Embora nenhuma companhia revele o preço exato de seu Lidar, John Krafcik, CEO da Waymo, disse ao site TechCrunch que sua equipe conseguiu reduzir em 90% o custo médio do Lidar, que de US$ 75 mil passou a sair por US$ 7,5 mil. 

A "economia" de Musk não é muito bem-vista por especialistas como Jeff Hecht, autor do estudo "Lidar for Self-Driving Cars". Em entrevista ao NeoFeed, Hecht afirmou que os "sensores Lidar podem coletar informações valiosas que não necessariamente são detectadas por câmeras".

Esse aparelho, segundo Hecht, poderia ter salvado a vida de dois motoristas da Tesla que colidiram, em 2016 e 2019, em objetos não-detectados por seus radares e câmeras.

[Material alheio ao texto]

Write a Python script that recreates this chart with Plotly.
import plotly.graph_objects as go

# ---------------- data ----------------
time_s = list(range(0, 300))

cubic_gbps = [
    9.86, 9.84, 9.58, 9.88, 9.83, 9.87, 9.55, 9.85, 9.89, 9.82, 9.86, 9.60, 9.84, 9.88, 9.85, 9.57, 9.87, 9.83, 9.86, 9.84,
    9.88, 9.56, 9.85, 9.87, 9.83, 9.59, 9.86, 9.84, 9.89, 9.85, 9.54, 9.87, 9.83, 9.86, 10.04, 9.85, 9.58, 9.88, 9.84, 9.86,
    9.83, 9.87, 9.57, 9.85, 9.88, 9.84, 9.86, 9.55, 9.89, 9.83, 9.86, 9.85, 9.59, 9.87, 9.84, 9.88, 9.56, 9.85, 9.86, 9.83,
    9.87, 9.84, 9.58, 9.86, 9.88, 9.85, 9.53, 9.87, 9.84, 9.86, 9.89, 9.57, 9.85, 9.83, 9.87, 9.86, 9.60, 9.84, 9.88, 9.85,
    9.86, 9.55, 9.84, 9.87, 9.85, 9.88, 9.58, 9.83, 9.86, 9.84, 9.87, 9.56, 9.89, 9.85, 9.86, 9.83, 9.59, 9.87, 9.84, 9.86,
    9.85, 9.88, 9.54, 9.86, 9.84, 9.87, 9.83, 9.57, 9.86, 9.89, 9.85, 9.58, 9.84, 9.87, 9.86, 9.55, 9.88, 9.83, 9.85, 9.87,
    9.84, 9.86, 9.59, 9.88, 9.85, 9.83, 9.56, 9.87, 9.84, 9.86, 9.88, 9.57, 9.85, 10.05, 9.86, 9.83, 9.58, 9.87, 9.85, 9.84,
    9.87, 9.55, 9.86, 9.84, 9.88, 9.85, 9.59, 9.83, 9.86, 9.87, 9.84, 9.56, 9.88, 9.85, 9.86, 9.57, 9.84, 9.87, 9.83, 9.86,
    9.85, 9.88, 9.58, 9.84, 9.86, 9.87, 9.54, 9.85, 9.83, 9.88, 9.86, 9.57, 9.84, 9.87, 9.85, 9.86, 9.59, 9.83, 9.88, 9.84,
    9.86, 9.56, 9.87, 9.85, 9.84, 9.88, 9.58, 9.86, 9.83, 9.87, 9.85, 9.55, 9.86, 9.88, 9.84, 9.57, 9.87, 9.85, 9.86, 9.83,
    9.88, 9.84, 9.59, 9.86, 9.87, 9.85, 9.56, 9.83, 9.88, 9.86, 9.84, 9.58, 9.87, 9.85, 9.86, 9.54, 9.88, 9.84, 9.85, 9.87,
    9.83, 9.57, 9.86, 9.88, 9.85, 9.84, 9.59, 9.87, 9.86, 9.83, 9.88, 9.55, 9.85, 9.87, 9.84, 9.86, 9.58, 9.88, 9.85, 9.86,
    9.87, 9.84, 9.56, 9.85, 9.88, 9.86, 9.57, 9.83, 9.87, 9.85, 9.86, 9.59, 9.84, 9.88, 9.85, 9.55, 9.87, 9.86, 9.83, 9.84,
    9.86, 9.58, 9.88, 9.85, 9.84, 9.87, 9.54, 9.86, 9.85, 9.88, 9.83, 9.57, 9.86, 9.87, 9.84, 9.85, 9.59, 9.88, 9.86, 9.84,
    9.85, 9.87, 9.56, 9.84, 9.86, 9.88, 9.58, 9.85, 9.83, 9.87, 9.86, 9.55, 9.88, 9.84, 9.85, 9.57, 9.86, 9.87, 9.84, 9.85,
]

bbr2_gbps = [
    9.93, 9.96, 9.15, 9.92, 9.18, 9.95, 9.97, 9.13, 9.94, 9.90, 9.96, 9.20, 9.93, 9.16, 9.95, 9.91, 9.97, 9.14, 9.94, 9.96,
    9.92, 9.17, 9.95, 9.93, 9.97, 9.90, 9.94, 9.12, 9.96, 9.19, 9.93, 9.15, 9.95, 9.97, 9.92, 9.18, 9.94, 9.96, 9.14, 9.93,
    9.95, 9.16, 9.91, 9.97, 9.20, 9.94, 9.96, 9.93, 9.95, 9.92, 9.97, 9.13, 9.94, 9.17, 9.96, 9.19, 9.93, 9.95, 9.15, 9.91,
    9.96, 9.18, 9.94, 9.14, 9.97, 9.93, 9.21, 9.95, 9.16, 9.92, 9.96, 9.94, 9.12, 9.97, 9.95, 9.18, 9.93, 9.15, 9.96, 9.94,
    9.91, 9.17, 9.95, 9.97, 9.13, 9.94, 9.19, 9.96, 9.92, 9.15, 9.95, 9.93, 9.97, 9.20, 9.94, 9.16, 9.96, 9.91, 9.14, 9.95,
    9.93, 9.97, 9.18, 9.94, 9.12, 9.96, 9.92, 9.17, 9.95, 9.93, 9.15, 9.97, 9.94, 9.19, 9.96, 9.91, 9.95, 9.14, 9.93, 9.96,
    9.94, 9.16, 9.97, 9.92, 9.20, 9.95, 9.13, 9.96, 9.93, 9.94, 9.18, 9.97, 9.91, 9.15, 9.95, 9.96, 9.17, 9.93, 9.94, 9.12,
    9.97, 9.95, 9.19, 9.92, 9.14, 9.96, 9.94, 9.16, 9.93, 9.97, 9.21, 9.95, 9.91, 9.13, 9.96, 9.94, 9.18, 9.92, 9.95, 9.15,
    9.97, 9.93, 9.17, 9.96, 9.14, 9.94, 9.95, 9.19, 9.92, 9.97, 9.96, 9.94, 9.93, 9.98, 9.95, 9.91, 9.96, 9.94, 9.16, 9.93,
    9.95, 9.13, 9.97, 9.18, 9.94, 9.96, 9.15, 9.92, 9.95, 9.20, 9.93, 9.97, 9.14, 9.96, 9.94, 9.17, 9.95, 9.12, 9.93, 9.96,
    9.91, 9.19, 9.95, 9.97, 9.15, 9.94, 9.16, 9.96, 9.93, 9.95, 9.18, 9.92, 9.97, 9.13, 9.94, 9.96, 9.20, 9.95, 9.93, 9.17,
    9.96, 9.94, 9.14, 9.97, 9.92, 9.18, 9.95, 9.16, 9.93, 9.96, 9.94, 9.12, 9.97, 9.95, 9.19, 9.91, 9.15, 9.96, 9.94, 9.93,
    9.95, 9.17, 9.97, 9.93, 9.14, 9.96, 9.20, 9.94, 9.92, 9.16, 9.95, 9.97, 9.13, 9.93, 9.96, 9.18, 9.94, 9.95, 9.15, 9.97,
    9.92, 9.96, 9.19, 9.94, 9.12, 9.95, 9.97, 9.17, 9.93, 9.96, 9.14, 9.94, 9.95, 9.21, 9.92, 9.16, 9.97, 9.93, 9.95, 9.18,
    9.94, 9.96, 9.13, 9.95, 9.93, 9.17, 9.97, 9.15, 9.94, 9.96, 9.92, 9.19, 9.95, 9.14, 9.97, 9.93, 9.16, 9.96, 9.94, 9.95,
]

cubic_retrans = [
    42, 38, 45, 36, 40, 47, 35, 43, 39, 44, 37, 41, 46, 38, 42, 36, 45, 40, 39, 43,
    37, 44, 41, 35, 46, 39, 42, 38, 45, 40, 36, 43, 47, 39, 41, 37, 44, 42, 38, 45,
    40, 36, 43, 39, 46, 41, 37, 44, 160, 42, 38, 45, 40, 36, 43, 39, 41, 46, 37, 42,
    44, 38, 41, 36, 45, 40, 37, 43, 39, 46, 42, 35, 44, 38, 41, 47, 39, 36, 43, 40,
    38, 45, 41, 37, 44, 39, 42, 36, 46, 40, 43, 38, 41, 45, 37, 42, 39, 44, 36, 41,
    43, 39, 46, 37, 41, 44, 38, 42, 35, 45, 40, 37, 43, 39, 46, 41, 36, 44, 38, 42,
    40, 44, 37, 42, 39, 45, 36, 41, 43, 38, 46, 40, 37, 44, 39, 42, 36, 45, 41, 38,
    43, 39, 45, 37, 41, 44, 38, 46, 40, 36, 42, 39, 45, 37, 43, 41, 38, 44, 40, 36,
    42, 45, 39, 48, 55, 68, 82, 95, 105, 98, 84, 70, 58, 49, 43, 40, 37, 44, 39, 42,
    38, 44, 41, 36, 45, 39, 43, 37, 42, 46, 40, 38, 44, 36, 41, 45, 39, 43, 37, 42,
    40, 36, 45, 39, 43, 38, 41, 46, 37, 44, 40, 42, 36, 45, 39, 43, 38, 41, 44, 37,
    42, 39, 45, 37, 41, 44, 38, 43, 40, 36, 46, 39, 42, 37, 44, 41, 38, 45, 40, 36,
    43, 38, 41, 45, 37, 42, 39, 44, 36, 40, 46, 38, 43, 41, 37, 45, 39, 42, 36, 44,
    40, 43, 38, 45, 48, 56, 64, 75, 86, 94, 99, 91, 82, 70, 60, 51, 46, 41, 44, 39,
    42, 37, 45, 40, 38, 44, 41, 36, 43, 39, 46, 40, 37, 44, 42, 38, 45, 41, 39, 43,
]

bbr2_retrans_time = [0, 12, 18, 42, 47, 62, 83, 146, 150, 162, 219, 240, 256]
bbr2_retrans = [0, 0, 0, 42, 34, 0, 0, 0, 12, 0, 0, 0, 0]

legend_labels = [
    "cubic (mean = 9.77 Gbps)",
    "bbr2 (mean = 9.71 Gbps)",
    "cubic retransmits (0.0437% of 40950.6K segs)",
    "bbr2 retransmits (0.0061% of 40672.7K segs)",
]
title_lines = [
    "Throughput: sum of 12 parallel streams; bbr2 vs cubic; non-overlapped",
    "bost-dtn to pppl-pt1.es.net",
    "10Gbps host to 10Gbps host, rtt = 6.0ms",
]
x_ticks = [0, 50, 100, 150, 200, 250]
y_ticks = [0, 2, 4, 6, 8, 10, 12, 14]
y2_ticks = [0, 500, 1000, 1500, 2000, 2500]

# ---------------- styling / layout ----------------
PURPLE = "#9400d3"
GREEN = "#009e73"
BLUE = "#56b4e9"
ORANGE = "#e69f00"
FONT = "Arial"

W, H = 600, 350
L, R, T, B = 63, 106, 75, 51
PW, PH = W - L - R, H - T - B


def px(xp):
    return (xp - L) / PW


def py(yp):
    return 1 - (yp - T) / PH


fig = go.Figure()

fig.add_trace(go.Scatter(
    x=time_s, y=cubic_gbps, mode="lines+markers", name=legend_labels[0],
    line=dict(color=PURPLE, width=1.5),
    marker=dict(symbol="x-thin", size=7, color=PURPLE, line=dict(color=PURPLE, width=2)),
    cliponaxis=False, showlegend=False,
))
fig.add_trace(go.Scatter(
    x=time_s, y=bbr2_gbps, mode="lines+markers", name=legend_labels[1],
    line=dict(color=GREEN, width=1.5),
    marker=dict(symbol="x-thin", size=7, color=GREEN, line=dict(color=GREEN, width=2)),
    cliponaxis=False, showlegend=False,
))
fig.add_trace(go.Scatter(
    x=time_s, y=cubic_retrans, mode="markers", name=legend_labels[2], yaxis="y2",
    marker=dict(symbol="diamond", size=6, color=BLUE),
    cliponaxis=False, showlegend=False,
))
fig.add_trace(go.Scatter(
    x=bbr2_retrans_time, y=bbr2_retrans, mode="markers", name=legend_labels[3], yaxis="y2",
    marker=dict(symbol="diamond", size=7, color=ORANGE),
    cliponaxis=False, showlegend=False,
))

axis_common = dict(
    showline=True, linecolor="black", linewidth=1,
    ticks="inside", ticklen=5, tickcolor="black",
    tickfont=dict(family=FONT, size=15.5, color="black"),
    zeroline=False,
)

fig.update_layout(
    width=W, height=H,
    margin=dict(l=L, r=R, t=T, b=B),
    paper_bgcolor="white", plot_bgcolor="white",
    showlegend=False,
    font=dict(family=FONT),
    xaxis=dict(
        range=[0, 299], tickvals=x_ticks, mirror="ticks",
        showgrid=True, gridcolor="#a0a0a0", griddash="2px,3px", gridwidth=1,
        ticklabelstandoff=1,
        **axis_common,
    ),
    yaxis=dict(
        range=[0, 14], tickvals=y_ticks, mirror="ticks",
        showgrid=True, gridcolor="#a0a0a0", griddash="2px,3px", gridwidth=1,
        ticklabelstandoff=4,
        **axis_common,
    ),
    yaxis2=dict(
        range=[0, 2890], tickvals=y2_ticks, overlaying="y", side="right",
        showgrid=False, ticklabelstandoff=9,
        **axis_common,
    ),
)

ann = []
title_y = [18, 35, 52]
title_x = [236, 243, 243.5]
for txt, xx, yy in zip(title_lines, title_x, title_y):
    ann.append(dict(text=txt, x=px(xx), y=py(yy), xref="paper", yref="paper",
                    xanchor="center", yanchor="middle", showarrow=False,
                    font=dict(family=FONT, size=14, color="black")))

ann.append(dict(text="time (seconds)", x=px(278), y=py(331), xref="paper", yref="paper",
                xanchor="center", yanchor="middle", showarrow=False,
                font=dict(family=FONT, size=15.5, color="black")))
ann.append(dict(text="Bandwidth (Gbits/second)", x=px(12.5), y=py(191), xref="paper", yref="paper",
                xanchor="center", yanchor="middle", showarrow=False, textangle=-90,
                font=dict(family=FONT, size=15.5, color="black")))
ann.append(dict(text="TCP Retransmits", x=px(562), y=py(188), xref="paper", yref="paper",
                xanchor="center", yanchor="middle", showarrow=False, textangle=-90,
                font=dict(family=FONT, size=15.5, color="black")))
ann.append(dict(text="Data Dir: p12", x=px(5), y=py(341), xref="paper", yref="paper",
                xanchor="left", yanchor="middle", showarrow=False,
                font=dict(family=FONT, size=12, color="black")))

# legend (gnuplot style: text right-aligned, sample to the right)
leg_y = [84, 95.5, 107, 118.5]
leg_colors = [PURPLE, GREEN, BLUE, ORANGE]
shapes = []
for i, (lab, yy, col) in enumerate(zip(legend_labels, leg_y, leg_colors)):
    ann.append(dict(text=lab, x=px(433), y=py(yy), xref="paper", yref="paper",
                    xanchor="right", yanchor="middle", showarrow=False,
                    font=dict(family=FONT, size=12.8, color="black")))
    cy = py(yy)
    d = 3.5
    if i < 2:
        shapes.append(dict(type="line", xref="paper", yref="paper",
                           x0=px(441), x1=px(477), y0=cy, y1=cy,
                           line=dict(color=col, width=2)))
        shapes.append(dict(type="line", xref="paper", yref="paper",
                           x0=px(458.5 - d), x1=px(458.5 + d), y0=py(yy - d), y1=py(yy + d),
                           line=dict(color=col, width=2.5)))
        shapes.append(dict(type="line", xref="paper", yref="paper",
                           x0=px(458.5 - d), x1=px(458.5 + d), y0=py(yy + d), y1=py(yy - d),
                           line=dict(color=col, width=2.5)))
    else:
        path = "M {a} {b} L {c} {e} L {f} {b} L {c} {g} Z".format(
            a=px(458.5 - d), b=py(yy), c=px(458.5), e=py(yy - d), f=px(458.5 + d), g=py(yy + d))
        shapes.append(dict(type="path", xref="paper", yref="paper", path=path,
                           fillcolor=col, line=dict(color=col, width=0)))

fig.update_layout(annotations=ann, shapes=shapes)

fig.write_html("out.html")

O especialista diz ainda que Musk  está ignorando como o avanço tecnológico e a produção em massa podem reduzir os custos de confecção do Lidar até que sua cifra chegue a um ponto praticável.

"A verdadeira questão aqui, na minha opinião, é essa: o quão longe a Tesla consegue ir nesse caminho da direção autônoma, mas sem usar a tecnologia Lidar?." O próprio Hecht responde. "Diria que, neste momento, não iria longe o suficiente para convencer a população americana de que os carros são seguros.".

Não bastasse essa baita "lombada" no caminho, a Tesla tem ainda que reduzir sua marcha para lidar com a queda na venda de veículos novos. No ano passado, a comercialização de carros zero quilômetros nos Estados Unidos caiu 1,6%, para 17,1 milhão de unidades – segundo levantamento da agência Edmunds.